I’m hesitant to welcome new humans into my life at this point, even as acquaintances. I’ve gotten hurt deeply enough and often enough by those who said they cared about me yet acted in ways that gradually made me realize they didn’t to fear almost everyone, including those I already know. Thus, I tend to keep mostly to myself, say little, and stick to subjects that are relatively safe (meaning that a difference of opinion won’t result in someone yelling, hitting me, or wanting to no longer have anything to do with me). Whether I’m in a good or bad place emotionally, I want to avoid feeling worse by being around cruel humans. Since I never know who will be cruel from the start, turn cruel later on, or reveal cruelty that was previously hidden, this can create a great deal of loneliness. I’d take that loneliness, though, over being constantly baffled and largely disappointed by most humans I’ve come across.

Calling this “the human condition” does nothing useful. At best, it’s a poor attempt to explain what’s going on and why it’s happened for so much of human history. At worst, it treats it as inevitable and guarantees that it will continue happening by discouraging anyone from putting forth any serious effort at finding solutions to longstanding problems. In either case, I’ve always found it unsatisfactory and continue looking for other options.

It was hard enough dealing with this stuff when the world made a little more sense than it currently does. It’s much harder now that it’s gone totally off the rails and my dog Sawyer isn’t around to comfort me and make me a better human anymore. Fortunately, I have a number of close friends who have repeatedly shown that they care about me and are trustworthy in all seasons of life. Whether I’m in a good season and they’re in a bad season, vice versa, or we’re both in the same boat, we are there for each other. Along with the emotional healing, healthy eating, and beard care I’ve done, my friends have helped change my 2024 from a year that is incredibly rocky to incredibly stable. That’s making it easier to address the deepest emotional pain, plan for my future, and take positive steps toward a better life in all areas.
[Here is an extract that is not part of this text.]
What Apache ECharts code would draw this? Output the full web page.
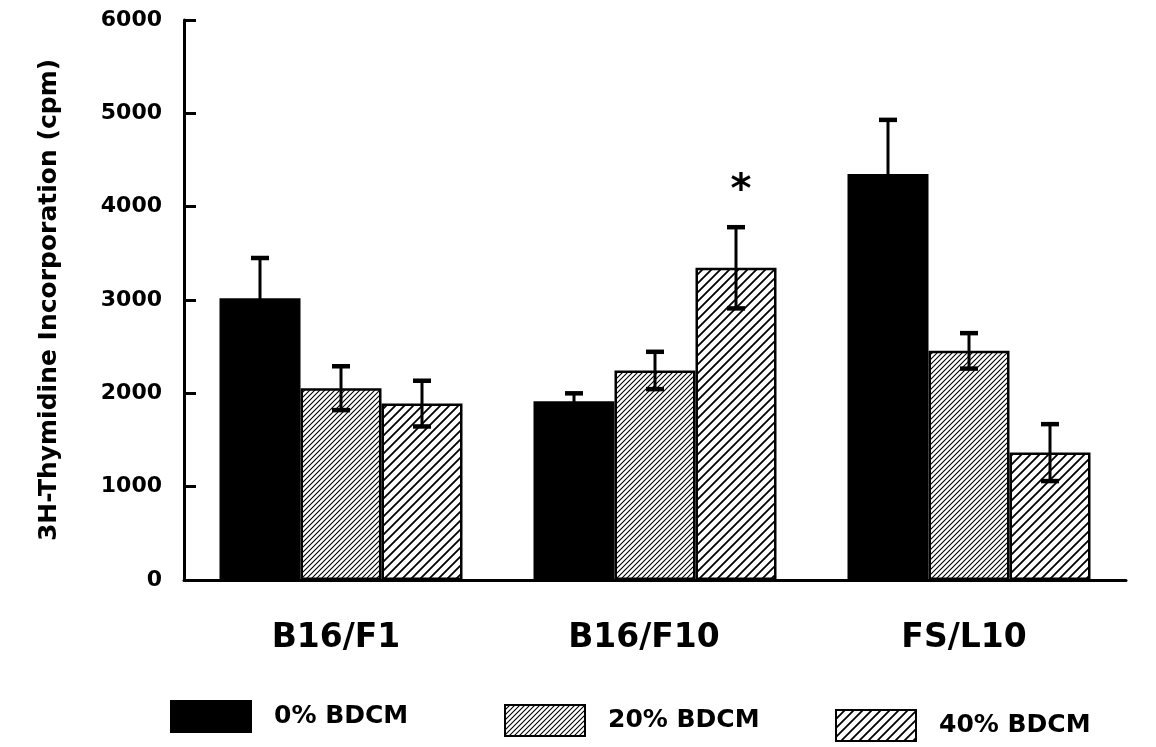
<!DOCTYPE html>
<html>
<head>
<meta charset="utf-8">
<script src="https://cdn.jsdelivr.net/npm/echarts@6/dist/echarts.min.js"></script>
<style>
html,body{margin:0;padding:0;background:#fff;}
#chart{width:1156px;height:747px;}
</style>
</head>
<body>
<div id="chart"></div>
<script>
// ---- data ----
const categories = ['B16/F1', 'B16/F10', 'FS/L10'];
const seriesNames = ['0% BDCM', '20% BDCM', '40% BDCM'];
const means0 = [3020, 1915, 4350];
const errs0 = [430, 85, 580];
const means20 = [2055, 2245, 2455];
const errs20 = [235, 200, 190];
const means40 = [1890, 3345, 1365];
const errs40 = [245, 435, 305];
const marks40 = ['', '*', ''];
const yTicks = [0, 1000, 2000, 3000, 4000, 5000, 6000];
const yTitle = '3H-Thymidine Incorporation (cpm)';

// ---- styles ----
const FONT = '"DejaVu Sans", "Liberation Sans", Arial, sans-serif';
const BAR_W = 81;
const labelShift = [10, 22, 10]; // right padding of category labels (moves them slightly left)

function makeHatch(s, lw) {
  const c = document.createElement('canvas');
  c.width = s; c.height = s;
  const ctx = c.getContext('2d');
  ctx.fillStyle = '#fff';
  ctx.fillRect(0, 0, s, s);
  ctx.strokeStyle = '#000';
  ctx.lineWidth = lw;
  ctx.beginPath();
  ctx.moveTo(-1, 1); ctx.lineTo(1, -1);
  ctx.moveTo(0, s); ctx.lineTo(s, 0);
  ctx.moveTo(s - 1, s + 1); ctx.lineTo(s + 1, s - 1);
  ctx.stroke();
  return { image: c, repeat: 'repeat' };
}
const fills = ['#000', makeHatch(5, 1.1), makeHatch(9, 1.8)];
const meansAll = [means0, means20, means40];
const errsAll = [errs0, errs20, errs40];
const marksAll = [null, null, marks40];

const chart = echarts.init(document.getElementById('chart'), null, { renderer: 'canvas' });

const barSeries = seriesNames.map((name, k) => ({
  type: 'bar',
  name: name,
  data: meansAll[k],
  barWidth: BAR_W,
  barGap: '0%',
  itemStyle: { color: fills[k], borderColor: '#000', borderWidth: 2.5 },
  emphasis: { disabled: true },
  z: 2
}));

const errSeries = seriesNames.map((name, k) => ({
  type: 'custom',
  name: name + ' err',
  data: meansAll[k].map((m, i) => [i, m, errsAll[k][i]]),
  encode: { x: 0, y: 1 },
  z: 5,
  silent: true,
  renderItem: function (params, api) {
    const i = api.value(0), m = api.value(1), e = api.value(2);
    const off = (k - 1) * BAR_W;
    const top = api.coord([i, m + e]);
    const bot = api.coord([i, m - e]);
    const x = top[0] + off;
    const cap = 9;
    const st = { stroke: '#000', lineWidth: 3 };
    const children = [
      { type: 'line', shape: { x1: x, y1: top[1], x2: x, y2: bot[1] }, style: st },
      { type: 'line', shape: { x1: x - cap, y1: top[1], x2: x + cap, y2: top[1] }, style: { stroke: '#000', lineWidth: 4.5 } },
      { type: 'line', shape: { x1: x - cap, y1: bot[1], x2: x + cap, y2: bot[1] }, style: { stroke: '#000', lineWidth: 4.5 } }
    ];
    const marks = marksAll[k];
    if (marks && marks[i]) {
      children.push({
        type: 'text',
        style: {
          x: x + 5, y: top[1] - 36, text: marks[i],
          font: 'bold 40px ' + FONT, fill: '#000',
          align: 'center', verticalAlign: 'middle'
        }
      });
    }
    return { type: 'group', children: children };
  }
}));

const legendLefts = [165, 499, 830];
const legendTops = [695, 699, 704];
const legends = seriesNames.map((name, k) => ({
  data: [name],
  left: legendLefts[k],
  top: legendTops[k],
  itemWidth: 80,
  itemHeight: 31,
  icon: 'rect',
  selectedMode: false,
  textStyle: { fontFamily: FONT, fontWeight: 'bold', fontSize: 25, color: '#000', padding: [14, 0, 0, 18] }
}));

chart.setOption({
  animation: false,
  backgroundColor: '#fff',
  grid: { left: 184, right: 30, top: 20, bottom: 167 },
  legend: legends,
  xAxis: {
    type: 'category',
    data: categories.map((c, i) => ({ value: c, textStyle: { padding: [0, labelShift[i], 0, 0] } })),
    axisLine: { lineStyle: { color: '#000', width: 3 } },
    axisTick: { show: false },
    axisLabel: {
      color: '#000', fontFamily: FONT, fontWeight: 'bold', fontSize: 33,
      margin: 42
    }
  },
  yAxis: {
    type: 'value',
    min: yTicks[0],
    max: yTicks[yTicks.length - 1],
    interval: yTicks[1] - yTicks[0],
    name: yTitle,
    nameLocation: 'middle',
    nameGap: 122,
    nameTextStyle: { fontFamily: FONT, fontWeight: 'bold', fontSize: 25, color: '#000' },
    axisLine: { show: true, lineStyle: { color: '#000', width: 3 } },
    axisTick: { show: true, inside: true, length: 12, lineStyle: { color: '#000', width: 3 } },
    splitLine: { show: false },
    axisLabel: {
      color: '#000', fontFamily: FONT, fontWeight: 'bold', fontSize: 22, margin: 22,
      formatter: v => String(v)
    }
  },
  series: barSeries.concat(errSeries)
});
</script>
</body>
</html>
This is all reminiscent of the show After Life. It follows a man who struggling with deep grief, depression, anger, and sorrow over his wife’s death. No matter where he is in his journey or how he’s doing in any given moment, he still gets lots of love and support from those close to him. The love and support I’ve received from a handful of solid humans and animals is a big part of what has allowed me to continue as well as I have since Sawyer’s death. As I’m rewatching it now, it’s also helping me have more compassion toward myself and gently identify behaviors in myself that I’d rather change. I’m not holding my breath that this will change the world for the better. Those days are long gone for me. I am hoping that it will continue making my small pocket of the world a bit nicer for me and those close to me. We’ll see how that goes.